Validate vendor security claims through independent testing rather than accepting compliance certificates alone. While standards like HIPAA, SOX, and PCI DSS provide guidance, they often reflect a minimum baseline; good security starts where compliance ends.
Post-implementation security monitoring requires tenant-aware security tools that traditional enterprise security cannot provide. Deploy cloud-native security tools, Security Information and Event Management (SIEM) systems, and AI-driven anomaly detection to spot odd behaviour patterns, illegal access attempts, and possible breaches before they become serious.
Establish incident response integration with your chosen vendor. Most organizations discover too late that their vendor's incident response procedures don't align with their internal requirements. Define notification timelines, escalation procedures, and communication protocols before you need them.
The 2026 Security Compliance Convergence Challenge
Regulatory requirements increasingly target multi-tenant platform security. GDPR enforcement has expanded to include vendor security posture as part of data controller obligations. PEPPOL AS4 security implications affect European trade, while cross-border data protection compliance becomes more complex in shared environments.
Cloud governance has become a market differentiator in compliance-driven markets for multi-tenant platforms. Organizations that get ahead of this trend will have competitive advantages in vendor negotiations and customer trust.

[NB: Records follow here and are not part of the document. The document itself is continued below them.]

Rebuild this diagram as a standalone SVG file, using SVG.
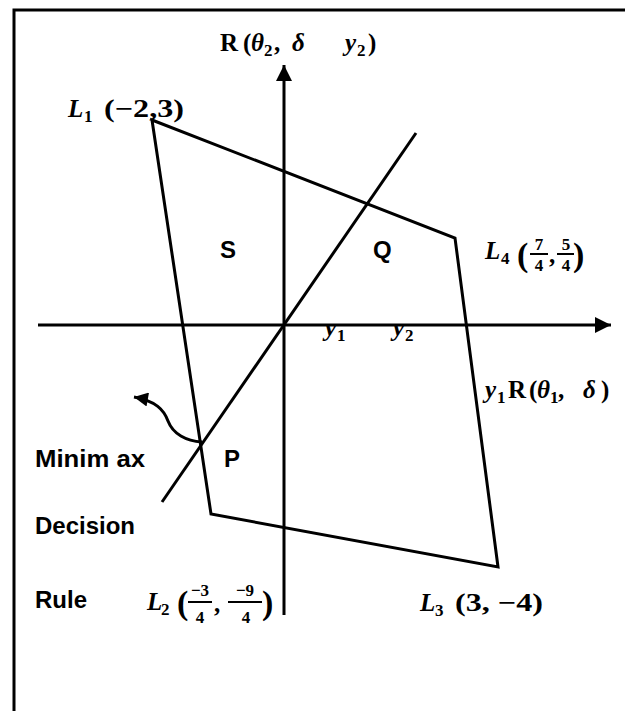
<svg xmlns="http://www.w3.org/2000/svg" width="625" height="711" viewBox="0 0 625 711">
<style>
.ln{stroke:#000;stroke-width:3;fill:none;stroke-linejoin:miter}
.lbl{font-family:"Liberation Sans",Arial,sans-serif;font-weight:bold;font-size:24px;fill:#000}
.m{font-family:"Liberation Serif","DejaVu Serif",serif;font-weight:bold;font-size:25px;fill:#000}
.i{font-style:italic}
.s{font-size:17px}
.f{font-size:17px}
.p{font-size:34px}
.bar{stroke:#000;stroke-width:2}
</style>
<defs>
<marker id="ah" viewBox="0 0 10 10" refX="10" refY="5" markerUnits="userSpaceOnUse" markerWidth="18" markerHeight="16" orient="auto">
<path d="M0,0 L10,5 L0,10 z" fill="#000"/>
</marker>
<marker id="ahs" viewBox="0 0 10 10" refX="10" refY="5" markerUnits="userSpaceOnUse" markerWidth="16" markerHeight="14" orient="auto">
<path d="M0,0 L10,5 L0,10 z" fill="#000"/>
</marker>
</defs>
<rect id="frame" x="14" y="10" width="700" height="800" fill="#fff" stroke="#000" stroke-width="3"/>
<g id="connectors">
<line id="y-axis" class="ln" x1="284" y1="615" x2="284" y2="65" marker-end="url(#ah)"/>
<line id="x-axis" class="ln" x1="38" y1="325" x2="611" y2="325" marker-end="url(#ah)"/>
<line id="minimax-line" class="ln" x1="162" y1="502" x2="416" y2="133"/>
<path id="pointer" class="ln" d="M202,442 C186,441 173,434 168,421 C164,410 156,401 134,397" marker-end="url(#ahs)"/>
</g>
<g id="risk-set">
<polygon class="ln" points="152,120 455,238 498,567 211,514"/>
</g>
<g id="label-top">
<text class="m" y="51"><tspan x="220">R</tspan><tspan x="243">(</tspan><tspan x="251" class="i">θ</tspan><tspan x="264" dy="5" class="s">2</tspan><tspan x="274" dy="-5">,</tspan><tspan x="292" class="i">δ</tspan><tspan x="345" class="i">y</tspan><tspan x="357" dy="5" class="s">2</tspan><tspan x="368" dy="-5">)</tspan></text>
</g>
<g id="node-L1">
<text class="m" y="117"><tspan x="68" class="i">L</tspan><tspan x="84" dy="5" class="s">1</tspan></text>
<text class="m" x="104" y="117" textLength="80" lengthAdjust="spacingAndGlyphs">(−2,3)</text>
</g>
<g id="node-L4">
<text class="m" y="259"><tspan x="485" class="i">L</tspan><tspan x="501" dy="5" class="s">4</tspan></text>
<text class="m p" x="517" y="266">(</text>
<text class="m f" x="539" y="250" text-anchor="middle">7</text>
<line class="bar" x1="530" y1="254" x2="548" y2="254"/>
<text class="m f" x="539" y="271" text-anchor="middle">4</text>
<text class="m" x="549" y="263">,</text>
<text class="m f" x="566" y="250" text-anchor="middle">5</text>
<line class="bar" x1="557" y1="254" x2="574" y2="254"/>
<text class="m f" x="566" y="271" text-anchor="middle">4</text>
<text class="m p" x="573" y="266">)</text>
</g>
<g id="node-L3">
<text class="m" y="611"><tspan x="420" class="i">L</tspan><tspan x="435" dy="5" class="s">3</tspan></text>
<text class="m" x="455" y="611" textLength="88" lengthAdjust="spacingAndGlyphs">(3, −4)</text>
</g>
<g id="node-L2">
<text class="m" y="610"><tspan x="147" class="i">L</tspan><tspan x="161" dy="5" class="s">2</tspan></text>
<text class="m p" x="177" y="614">(</text>
<text class="m f" x="200" y="596" text-anchor="middle">−3</text>
<line class="bar" x1="188" y1="602" x2="212" y2="602"/>
<text class="m f" x="200" y="623" text-anchor="middle">4</text>
<text class="m" x="214" y="612">,</text>
<text class="m f" x="245" y="596" text-anchor="middle">−9</text>
<line class="bar" x1="228" y1="602" x2="262" y2="602"/>
<text class="m f" x="246" y="623" text-anchor="middle">4</text>
<text class="m p" x="262" y="614">)</text>
</g>
<g id="label-y1R">
<text class="m" y="398"><tspan x="485" class="i">y</tspan><tspan x="497" dy="5" class="s">1</tspan><tspan x="508" dy="-5">R</tspan><tspan x="529">(</tspan><tspan x="537" class="i">θ</tspan><tspan x="550" dy="5" class="s">1</tspan><tspan x="558" dy="-5">,</tspan><tspan x="583" class="i">δ</tspan><tspan x="601">)</tspan></text>
</g>
<g id="axis-labels">
<text class="m" y="336"><tspan x="325" class="i">y</tspan><tspan x="337" dy="5" class="s">1</tspan></text>
<text class="m" y="336"><tspan x="393" class="i">y</tspan><tspan x="405" dy="5" class="s">2</tspan></text>
</g>
<g id="regions">
<text class="lbl" x="220" y="258">S</text>
<text class="lbl" x="373" y="258">Q</text>
<text class="lbl" x="224" y="467">P</text>
</g>
<g id="legend">
<text class="lbl" x="35" y="467" textLength="110" lengthAdjust="spacingAndGlyphs">Minim ax</text>
<text class="lbl" x="35" y="534" textLength="100" lengthAdjust="spacingAndGlyphs">Decision</text>
<text class="lbl" x="35" y="608" textLength="52" lengthAdjust="spacingAndGlyphs">Rule</text>
</g>
</svg>
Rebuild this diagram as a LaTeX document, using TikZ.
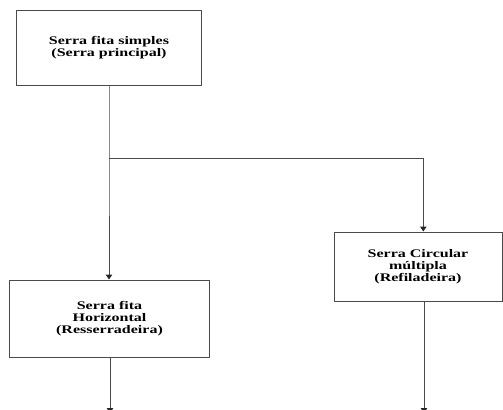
\documentclass[tikz,border=0pt]{standalone}
\usepackage{fontspec}
\newfontfamily\boxfont{Liberation Serif}[FakeStretch=1.38]
\usetikzlibrary{arrows.meta}
\tikzset{
  box/.style={draw=linegray, line width=1bp, inner sep=0pt, align=center,
    font=\boxfont\bfseries\fontsize{11.6bp}{12.2bp}\selectfont, text=black},
  conn/.style={draw=linegray, line width=1bp},
  arr/.style={conn, -{Triangle[width=6.5bp,length=5bp,color=black!85]}}
}
\definecolor{linegray}{HTML}{4A4A4A}
\begin{document}
\begin{tikzpicture}[x=1bp,y=-1bp]
\useasboundingbox (0,0) rectangle (503,409);
\clip (0,0) rectangle (503,409);
\node[box, minimum width=184bp, minimum height=75bp] (b1) at (109,47.5)
  {Serra fita simples\\(Serra principal)};
\node[box, minimum width=199bp, minimum height=77bp] (b2) at (109.5,318.5)
  {Serra fita\\Horizontal\\(Resserradeira)};
\node[box, minimum width=168bp, minimum height=69bp] (b3) at (418,266.5)
  {Serra Circular\\múltipla\\(Refiladeira)};
\coordinate (j) at (109,158.3);
\coordinate (k) at (423.3,158.3);
\coordinate (e2) at (110,413);
\coordinate (e3) at (424,413);
\draw[arr] (b1.south -| j) -- (j) -- (j |- b2.north);
\draw[arr] (j) -- (k) -- (k |- b3.north);
\draw[arr] (b2.south -| e2) -- (e2);
\draw[arr] (b3.south -| e3) -- (e3);
\end{tikzpicture}
\end{document}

Future-proofing your security architecture decisions means choosing vendors that treat security as core product capability rather than compliance checkbox. By embracing cloud-native platforms, API-driven integrations, automation, and advanced security measures, organizations can ensure that their EDI processes are future-proof and aligned with the demands of modern commerce.
Start your security assessment now. The window between supply chain attack techniques and vendor security improvements continues to narrow. Organizations that delay comprehensive security evaluation of their TMS vendor relationships risk becoming the next headline about preventable third-party breaches.